The cardholder noticed the bogus transaction and told administrators at the Historical Society. The money was refunded, the card was cancelled and a new one was issued, said Kim Jondahl, the director of Audience Engagement and Museum Division. Instances of external fraud are not exactly devastating for North Dakota’s public entities, but they are common.
A Forum News Service analysis of the transactions reveals just how often the state agencies, public universities and school districts are the victims of payment card hacking. Since 2016, public entities enrolled in the state’s purchase card program have been refunded nearly $260,000 by card provider JP Morgan for transactions deemed to be fraudulent.

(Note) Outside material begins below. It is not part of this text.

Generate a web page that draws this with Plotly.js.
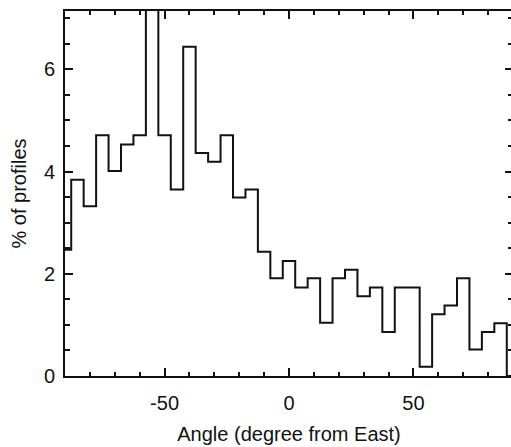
<!DOCTYPE html>
<html>
<head>
<meta charset="utf-8">
<script src="https://cdn.plot.ly/plotly-3.0.1.min.js"></script>
<style>
  html, body { margin: 0; padding: 0; overflow: hidden; background: #fff; }
  #chart { width: 522px; height: 447px; }
</style>
</head>
<body>
<div id="chart"></div>
<script>
// Bin centres (degrees from East), 5-degree bins
const angles = [-90, -85, -80, -75, -70, -65, -60, -55, -50, -45, -40, -35, -30, -25,
  -20, -15, -10, -5, 0, 5, 10, 15, 20, 25, 30, 35, 40, 45, 50, 55, 60, 65, 70, 75,
  80, 85, 90];

// Percentage of profiles in each bin
const percent = [2.47, 3.84, 3.32, 4.71, 4.01, 4.53, 4.71, 7.9, 4.71, 3.65, 6.44, 4.36,
  4.19, 4.71, 3.49, 3.65, 2.43, 1.91, 2.25, 1.73, 1.91, 1.04, 1.91, 2.08, 1.56, 1.73,
  0.86, 1.73, 1.73, 0.18, 1.21, 1.38, 1.91, 0.52, 0.86, 1.03, 0];

const xTickVals = [-50, 0, 50];
const xTickText = ['-50', '0', '50'];
const yTickVals = [0, 2, 4, 6];
const yTickText = ['0', '2', '4', '6'];

// Minor tick positions: every 10 degrees and every 0.5 %
function steps(from, to, step) {
  const out = [];
  for (let v = from; v <= to + 1e-9; v += step) out.push(+v.toFixed(3));
  return out;
}
const xMinor = steps(-90, 90, 10);
const yMinor = steps(0, 7, 0.5);

const ink = '#111';
const font = { family: 'Liberation Sans, Arial, Helvetica, sans-serif', size: 20, color: ink };

// Histogram drawn as a step line centred on each bin
const trace = {
  x: angles,
  y: percent,
  type: 'scatter',
  mode: 'lines',
  line: { shape: 'hvh', color: ink, width: 2 },
  hoverinfo: 'skip'
};

const axisCommon = {
  showgrid: false,
  zeroline: false,
  showline: true,
  linecolor: ink,
  linewidth: 2,
  mirror: 'ticks',
  ticks: 'inside',
  tickcolor: ink,
  tickwidth: 2,
  ticklen: 8,
  tickfont: font
};

const layout = {
  width: 522,
  height: 447,
  margin: { l: 65, r: 9, t: 11, b: 71 },
  paper_bgcolor: '#fff',
  plot_bgcolor: '#fff',
  showlegend: false,
  font: font,
  xaxis: Object.assign({}, axisCommon, {
    range: [-90, 90],
    tickmode: 'array',
    tickvals: xTickVals,
    ticktext: xTickText,
    ticklabelstandoff: 8,
    minor: { tickmode: 'array', tickvals: xMinor, ticks: 'inside', ticklen: 4, tickcolor: ink, tickwidth: 2 },
    title: { text: 'Angle (degree from East)', font: font, standoff: 14 }
  }),
  yaxis: Object.assign({}, axisCommon, {
    range: [0, 7.14],
    tickmode: 'array',
    tickvals: yTickVals,
    ticktext: yTickText,
    ticklabelstandoff: 4,
    minor: { tickmode: 'array', tickvals: yMinor, ticks: 'inside', ticklen: 5, tickcolor: ink, tickwidth: 2 },
    title: { text: '% of profiles', font: font, standoff: 12 }
  })
};

Plotly.newPlot('chart', [trace], layout, { displayModeBar: false, staticPlot: true });
</script>
</body>
</html>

The state is “no different than anyone else” when it comes to being a target for card hackers and defrauders, said Jeff Larshus, the Office of Management and Budget’s director of state financial services.
Purchasing cards, or p-cards as they’re commonly called, act almost as company credit cards for government entities. They allow public employees to pay for everything from plane tickets to office supplies without checks or reimbursements. In 2018, the 180 enrolled public entities spent a combined total of more than $123 million using p-cards. Previous Forum News Service articles introduced the state’s p-card program, explored how they are used for travel expenses and detailed the rare conditions under which alcohol can be purchased.
Limousines and designer handbags
The fraudsters hacking the state’s p-cards certainly have expensive taste. The dataset includes unwelcome charges exceeding $1,000 from fashionable designer brands, posh department stores and pricey nightclubs.
The most expensive fraudulent charge came against North Dakota State University in July 2019. The university was refunded $13,600 for a purchase made at a travel agency, but JP Morgan likely sniffed out the illegal activity using complex computer algorithms before anyone on campus noticed the charge. A spokeswoman from JP Morgan declined to comment on this story.
A snowy scene on the North Dakota State University campus in Fargo. NDSU / Special to The Forum
In April 2018, Dickinson State University had to deal with a fraudulent charge of nearly $11,300 made at an art supply store in Kathmandu, Nepal. Marie Moe, the university’s vice president of University Relations & Student Recruitment, caught the charge while reviewing her monthly statement and had the card cancelled.
During one particularly active six-day period for Bismarck Public Schools in 2017, card hackers made away with more than $14,600 in purchases from luxury department stores Neiman Marcus and Barneys New York, a limousine and taxicab company and computer software stores. It’s unclear if a single defrauder was behind all of the charges, which were refunded to the district.
Fraudsters didn’t just go after the big fish — they victimized some of the state’s smallest public entities, too. Public school administrators in Kulm, a city of about 330 residents, were surprised by a nearly $2,500 charge on a district card from SIP Lounge, which appears to be a Washington, D.C., nightclub. Superintendent Tami Kramlich said JP Morgan caught the charge and replaced the card.
‘Barely a concern’
These days, fraudulent activity is little more than an annoyance, said Ryan Lagasse, the business manager for Mandan Public Schools. After a nearly $6,000 fraudulent charge in 2017, JP Morgan handled the whole process from detection to refunding the money and sending out a new card, he said.
“JP Morgan has been great to deal with in situations where fraud has occurred,” Lagasse said in an email. “It is a bit of a pain for us to deal with cancelling cards, but the rebate we receive at the end of the year makes it worth the hassle.”
The company offers a rebate to entities based on the amount they spend, which has likely increased usage of the cards over other forms of payment. Last year, the district received a check from JP Morgan worth more than $87,500, Lagasse said.
For NDSU, the state’s biggest p-card spender, fraudulent charges have never caused any kind of crisis and is “barely a concern” during day-to-day operations, said Stacey Winter, the university’s director of purchasing. The university has been refunded more than $28,000 since 2016 for fraudulent purchases, according to Forum News Service’s analysis.
Larshus, the director of state financial services, said JP Morgan likely dedicates a significant amount of money to prevent and detect fraud since the refunds come out of their pockets. An industry estimate puts fraud-related losses for banks at $16 billion for 2014, according to a JP Morgan report.
Note: The 2019 dataset does not include a complete listing of expenditures from North Dakota’s institutions of higher education.